Tag Archives: control

A-Z of Life – Insecurities

insecuritiesThose little niggles that we all get that we are not good enough, or we’ve done something wrong but we don’t know what (or is that just me?).

Those little worries that just sit there quietly eating away at all the other thoughts in your head.

Until they grow so large they are all you can think of and not only that but they are completely true and you aren’t good enough, and it’s always your fault.

Annoying, aren’t they?

But how do you conquer those little niggling doubts inside your head?

Is it possible?

More importantly though, do you want to?

Personally, I think that if you want to get rid of them, it’s most definitely possible. After all, as Buddha said:

What you think, you become.

What you feel, you attract.

What you imagine, you create.

So, if all you can think and dwell on are insecurities, the wrongs people have done you, etc, etc, etc, then all you attract is more of the bad stuff and none of the good stuff.

But how do you change?

Well, it’s not easy, but it does all start with that very question.

If you know you want things to change, and you know you have to change in order to make that happen, then believe me, you are on the road there.

I have come full circle.

When I was little no one was ever going to beat me – at anything.

And then life happened and I let life beat me. I let everything else control me, but me. I clammed up and hid.

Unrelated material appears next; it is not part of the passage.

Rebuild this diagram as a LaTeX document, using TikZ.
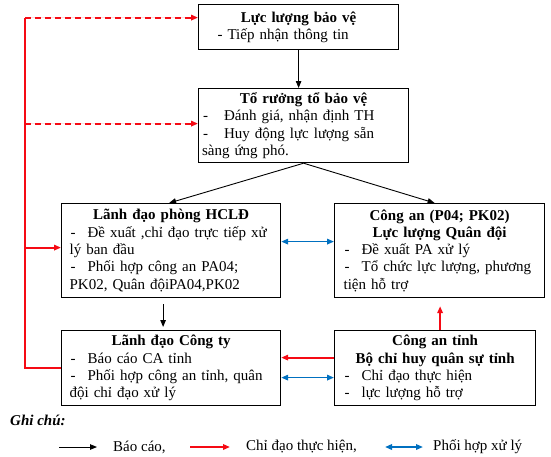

I was totally afraid to show any feelings, I was never good enough for anyone, I was never good at anything and even if I showed any hint there was always someone only too willing to slap me back down into my place again.

I spent the best part of my life being afraid.

But then, a couple of years ago I had an epiphany.

It wasn’t one of those Damascene (?) epiphanies, more a case of a culmination of a whole heap of crap (for want of a better word) and me saying “STOP! I’ve had it!”

I knew I couldn’t change other people, but I sure as hell could change myself and how I reacted to certain situations.

Since reading is what I do best, I read and read anything I could get my hands on regarding personal development and changing perspectives. I’ve read about chimps, psychopaths, the universe, gratitude, psychic vibrations, etc. Some brilliant, some good and some not so good.

Little by little I managed to chip away at those in-built insecurities that had been a permanent fixture in my head for more years than I care to remember.

And you know what?

I’ve come to like myself again. I may not be to everyone’s cup of tea, but I’m mine.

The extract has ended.